October 4, 2021

How State Income Tax Reforms Can Narrow the Racial Income and Wealth Gaps

news release

Media Contact

A new report from the Institute on Taxation and Economic Policy outlines how state lawmakers can advance racial equity by reforming their personal income tax, revamping taxes on homeowners and investors, and strengthening tax credits for families. 

The report, State Income Taxes and Racial Equity, is the second in a series that will examine how state tax codes impact the racial income and wealth gaps and offer policy recommendations for addressing those inequities. Currently, all but five state tax systems are upside down, meaning they tax the top 1 percent at a lower rate than the poorest 20 percent. Longstanding economic and social injustices, including unequal access to education and job discrimination among other things, have created an economy in which white families are more likely to thrive, build wealth and be in the highest-income brackets. So, state tax systems that rely more on regressive consumption taxes than on progressive income taxes directly contribute to the post-tax racial income gap. 

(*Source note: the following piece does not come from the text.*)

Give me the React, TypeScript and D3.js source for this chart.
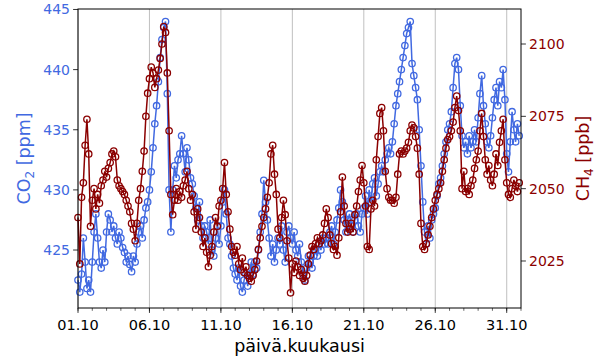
import React from "react";
import * as d3 from "d3";

// 3-hourly readings, 1 Oct 00:00 -> 31 Oct 21:00
const co2: number[] = [
  // Oct 1
  422.5, 421.5, 423.0, 426.0, 424.0, 421.8, 422.5, 421.5,
  // Oct 2
  424.0, 426.5, 428.0, 426.0, 424.0, 423.5, 425.0, 424.0,
  // Oct 3
  426.5, 428.0, 427.5, 426.5, 427.0, 426.0, 425.5, 426.5,
  // Oct 4
  426.0, 425.2, 424.8, 424.0, 424.5, 423.8, 423.2, 424.5,
  // Oct 5
  424.0, 425.5, 426.5, 427.0, 426.0, 427.5, 428.5, 429.0,
  // Oct 6
  430.0, 431.5, 433.5, 435.5, 437.0, 439.0, 441.0, 442.5,
  // Oct 7
  443.5, 444.0, 438.0, 430.0, 426.5, 430.0, 432.0, 431.0,
  // Oct 8
  432.5, 433.0, 434.5, 433.0, 431.5, 433.5, 432.5, 431.0,
  // Oct 9
  430.5, 429.5, 428.5, 427.5, 429.0, 427.0, 426.0, 427.0,
  // Oct 10
  426.5, 425.5, 427.5, 425.0, 424.5, 426.0, 427.0, 425.5,
  // Oct 11
  427.0, 429.0, 430.0, 428.0, 426.0, 425.5, 424.5, 423.5,
  // Oct 12
  423.0, 422.5, 423.5, 422.0, 421.5, 422.5, 423.0, 422.0,
  // Oct 13
  423.0, 424.0, 423.0, 424.0, 423.5, 425.0, 426.5, 428.0,
  // Oct 14
  430.8, 429.0, 427.5, 426.0, 424.5, 425.5, 424.0, 425.0,
  // Oct 15
  426.0, 425.5, 427.0, 425.0, 424.0, 426.5, 427.0, 426.0,
  // Oct 16
  425.5, 426.5, 425.0, 424.5, 425.5, 424.0, 423.0, 422.5,
  // Oct 17
  423.5, 424.5, 424.0, 423.5, 424.5, 425.0, 424.5, 425.5,
  // Oct 18
  425.0, 426.0, 425.5, 426.0, 425.5, 426.5, 427.0, 425.5,
  // Oct 19
  426.5, 427.5, 428.5, 430.0, 429.0, 427.5, 426.5, 427.5,
  // Oct 20
  428.0, 427.0, 426.5, 427.5, 428.0, 427.0, 426.5, 428.0,
  // Oct 21
  428.5, 429.5, 428.0, 430.0, 429.0, 430.5, 431.0, 429.5,
  // Oct 22
  430.5, 431.5, 432.0, 431.5, 432.5, 433.0, 433.5, 433.0,
  // Oct 23
  434.0, 435.5, 437.0, 438.0, 439.0, 440.0, 441.0, 442.0,
  // Oct 24
  443.0, 443.5, 444.0, 440.5, 439.5, 438.5, 437.5, 435.0,
  // Oct 25
  432.0, 429.0, 426.5, 425.5, 427.0, 426.0, 427.5, 428.0,
  // Oct 26
  428.5, 429.5, 430.5, 431.0, 432.0, 433.0, 434.0, 435.0,
  // Oct 27
  435.5, 436.5, 438.5, 440.5, 441.0, 440.0, 437.0, 434.5,
  // Oct 28
  433.5, 434.0, 433.0, 434.5, 433.5, 434.0, 435.0, 434.0,
  // Oct 29
  436.0, 438.0, 439.5, 437.0, 435.5, 434.0, 433.5, 434.5,
  // Oct 30
  436.0, 437.5, 438.5, 437.0, 439.0, 438.5, 440.0, 437.5,
  // Oct 31
  433.0, 431.5, 434.0, 436.5, 435.0, 434.0, 435.5, 434.5,
];

const ch4: number[] = [
  // Oct 1
  2040, 2024, 2047, 2052, 2065, 2074, 2062, 2037,
  // Oct 2
  2046, 2050, 2043, 2048, 2045, 2051, 2053, 2056,
  // Oct 3
  2054, 2057, 2059, 2062, 2063, 2061, 2053, 2051,
  // Oct 4
  2050, 2049, 2048, 2046, 2044, 2042, 2038, 2036,
  // Oct 5
  2032, 2038, 2046, 2050, 2056, 2063, 2075, 2083,
  // Oct 6
  2088, 2092, 2090, 2085, 2088, 2091, 2095, 2100,
  // Oct 7
  2106, 2104, 2090, 2070, 2048, 2041, 2046, 2050,
  // Oct 8
  2046, 2049, 2047, 2051, 2053, 2056, 2050, 2046,
  // Oct 9
  2048, 2042, 2036, 2043, 2040, 2035, 2030, 2033,
  // Oct 10
  2028, 2023, 2027, 2030, 2035, 2040, 2037, 2044,
  // Oct 11
  2046, 2050, 2059, 2048, 2042, 2036, 2030, 2028,
  // Oct 12
  2027, 2030, 2024, 2022, 2026, 2021, 2023, 2020,
  // Oct 13
  2019, 2018, 2020, 2022, 2025, 2029, 2033, 2037,
  // Oct 14
  2040, 2043, 2047, 2052, 2062, 2065, 2055, 2048,
  // Oct 15
  2036, 2033, 2040, 2046, 2041, 2032, 2026, 2014,
  // Oct 16
  2024, 2021, 2025, 2023, 2020, 2022, 2019, 2018,
  // Oct 17
  2020, 2024, 2027, 2030, 2029, 2031, 2033, 2031,
  // Oct 18
  2032, 2034, 2038, 2043, 2040, 2034, 2031, 2029,
  // Oct 19
  2030, 2027, 2033, 2042, 2054, 2044, 2038, 2035,
  // Oct 20
  2036, 2038, 2035, 2041, 2044, 2049, 2053, 2058,
  // Oct 21
  2052, 2044, 2030, 2029, 2043, 2046, 2044, 2060,
  // Oct 22
  2068, 2076, 2078, 2070, 2056, 2050, 2047, 2046,
  // Oct 23
  2046, 2045, 2047, 2055, 2062, 2063, 2062, 2063,
  // Oct 24
  2064, 2066, 2070, 2072, 2071, 2068, 2064, 2055,
  // Oct 25
  2038, 2030, 2029, 2031, 2034, 2037, 2040, 2043,
  // Oct 26
  2046, 2048, 2050, 2052, 2056, 2060, 2064, 2067,
  // Oct 27
  2068, 2070, 2073, 2078, 2082, 2077, 2070, 2050,
  // Oct 28
  2056, 2049, 2050, 2048, 2051, 2053, 2057, 2060,
  // Oct 29
  2063, 2070, 2076, 2068, 2060, 2055, 2058, 2053,
  // Oct 30
  2051, 2055, 2062, 2058, 2066, 2070, 2074, 2060,
  // Oct 31
  2052, 2048, 2047, 2050, 2053, 2051, 2049, 2052,
];

const co2Ticks = [425, 430, 435, 440, 445];
const ch4Ticks = [2025, 2050, 2075, 2100];
const xTickDays = [1, 6, 11, 16, 21, 26, 31];

const START = new Date(2023, 9, 1, 0, 0);
const END = new Date(2023, 10, 1, 0, 0);
const STEP_HOURS = 3;

const BLUE = "#4169E1";
const RED = "#8B0000";
const FONT = "DejaVu Sans, sans-serif";

const W = 600;
const H = 360;
const L = 78;
const R = 521;
const T = 9;
const B = 308;

export default function App() {
  const times = co2.map((_, i) => new Date(START.getTime() + i * STEP_HOURS * 3600 * 1000));
  const x = d3.scaleTime().domain([START, END]).range([L, R]);
  const yL = d3.scaleLinear().domain([420.18, 445.04]).range([B, T]);
  const yR = d3.scaleLinear().domain([2008.75, 2112.1]).range([B, T]);

  const lineCO2 = d3
    .line<number>()
    .x((_, i) => x(times[i]))
    .y((d) => yL(d));
  const lineCH4 = d3
    .line<number>()
    .x((_, i) => x(times[i]))
    .y((d) => yR(d));

  const majorTicks = xTickDays.map((d) => new Date(2023, 9, d));
  const minorTicks = d3.timeDay.range(START, d3.timeDay.offset(END, 1)).filter((d) => d <= END);
  const fmt = d3.timeFormat("%d.%m");

  return (
    <svg width={W} height={H} style={{ display: "block", position: "absolute", left: 0, top: 0 }} fontFamily={FONT}>
      <rect x={0} y={0} width={W} height={H} fill="#fff" />
      {/* grid */}
      {majorTicks.map((d, i) => (
        <line key={"g" + i} x1={x(d)} x2={x(d)} y1={T} y2={B} stroke="#b0b0b0" strokeWidth={0.8} />
      ))}
      {/* CO2 series */}
      <path d={lineCO2(co2) || ""} fill="none" stroke={BLUE} strokeWidth={1.5} />
      {co2.map((v, i) => (
        <circle key={"c" + i} cx={x(times[i])} cy={yL(v)} r={3.2} fill="none" stroke={BLUE} strokeWidth={1.3} />
      ))}
      {/* CH4 series */}
      <path d={lineCH4(ch4) || ""} fill="none" stroke={RED} strokeWidth={1.5} />
      {ch4.map((v, i) => (
        <circle key={"m" + i} cx={x(times[i])} cy={yR(v)} r={3.2} fill="none" stroke={RED} strokeWidth={1.3} />
      ))}
      {/* frame */}
      <rect x={L} y={T} width={R - L} height={B - T} fill="none" stroke="#000" strokeWidth={1} />
      {/* x minor ticks */}
      {minorTicks.map((d, i) => (
        <line key={"mn" + i} x1={x(d)} x2={x(d)} y1={B} y2={B + 2.8} stroke="#000" strokeWidth={0.6} />
      ))}
      {majorTicks.map((d, i) => (
        <g key={"xt" + i}>
          <line x1={x(d)} x2={x(d)} y1={B} y2={B + 4.9} stroke="#000" strokeWidth={0.8} />
          <text x={x(d)} y={B + 22} textAnchor="middle" fontSize={14.5} fill="#000">
            {fmt(d)}
          </text>
        </g>
      ))}
      <text x={(L + R) / 2} y={352} textAnchor="middle" fontSize={17.5} fill="#000">
        päivä.kuukausi
      </text>
      {/* left axis */}
      {co2Ticks.map((t) => (
        <g key={"yl" + t}>
          <line x1={L - 4.9} x2={L} y1={yL(t)} y2={yL(t)} stroke="#000" strokeWidth={0.8} />
          <text x={L - 8} y={yL(t) + 5} textAnchor="end" fontSize={14} fill={BLUE}>
            {t}
          </text>
        </g>
      ))}
      <text transform={`translate(30,${(T + B) / 2}) rotate(-90)`} textAnchor="middle" fontSize={17.5} fill={BLUE}>
        CO<tspan fontSize={12} dy={4}>2</tspan>
        <tspan dy={-4}> [ppm]</tspan>
      </text>
      {/* right axis */}
      {ch4Ticks.map((t) => (
        <g key={"yr" + t}>
          <line x1={R} x2={R + 4.9} y1={yR(t)} y2={yR(t)} stroke="#000" strokeWidth={0.8} />
          <text x={R + 8} y={yR(t) + 5} textAnchor="start" fontSize={14} fill={RED}>
            {t}
          </text>
        </g>
      ))}
      <text transform={`translate(589,${(T + B) / 2}) rotate(-90)`} textAnchor="middle" fontSize={17.5} fill={RED}>
        CH<tspan fontSize={12} dy={4}>4</tspan>
        <tspan dy={-4}> [ppb]</tspan>
      </text>
    </svg>
  );
}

“Addressing racial inequities will require a concerted effort across policy areas at all levels of government,” said Carl Davis, research director at ITEP and an author of the report. “For states, one important component of this effort should be personal income tax reform.” 

The report offers 10 policy reforms that make tax systems more equitable and begin to address the racial income and wealth gaps: 

Levy higher tax rates on top earners
– Tax investment income equitably
– Tax pass-through business income equitably
– Eliminate or restructure retirement tax preferences
– Allow single parents to file as head of household.
– Allow local governments to levy a robust personal income tax
– Provide tax credits to renters
– Strengthen tax credits such as the Earned Income Tax Credit (EITC), the Child Tax Credit (CTC), and the Child and Dependent Care Credit.
– Free up local governments to levy progressive income taxes in lieu of regressive sales taxes, excise taxes, fees, and fines. 

At the national level, policymakers are determining whether to increase tax rates on the highest-income households and expand the CTC and EITC so that those programs will provide more help to low-income working people and families with children. Federal policies that address the nation’s deep class and racial economic divisions are part of the solution, but states can step up as well.  

The report recommends that state lawmakers look beyond headline tax rates and toward a careful design of income tax bases. For example, equitable taxation of investment income derived from families’ wealth should be a top priority as almost 90 percent of the kinds of assets most likely to generate taxable capital gains income are held by white families, and an overwhelmingly share of that is held by a small slice of white families at the very top. States can also build on success at the federal levels (some states already have) by using refundable tax credits to lift families with lower incomes.  

“The nation is having a critically important conversation about systemic racism and the role our public policies have played in exacerbating racial inequities,” said Marco Guzman, a coauthor of the report. “Decades of policies and social practices have created deeply unequal outcomes for Black and brown communities compared to their white counterparts. Tax policy is not a singular solution to this deep social challenge. But by examining data and understanding how the tax system exacerbates class- and race-based inequities and then crafting policies to remedy those inequities, tax policy can be part of the solution.”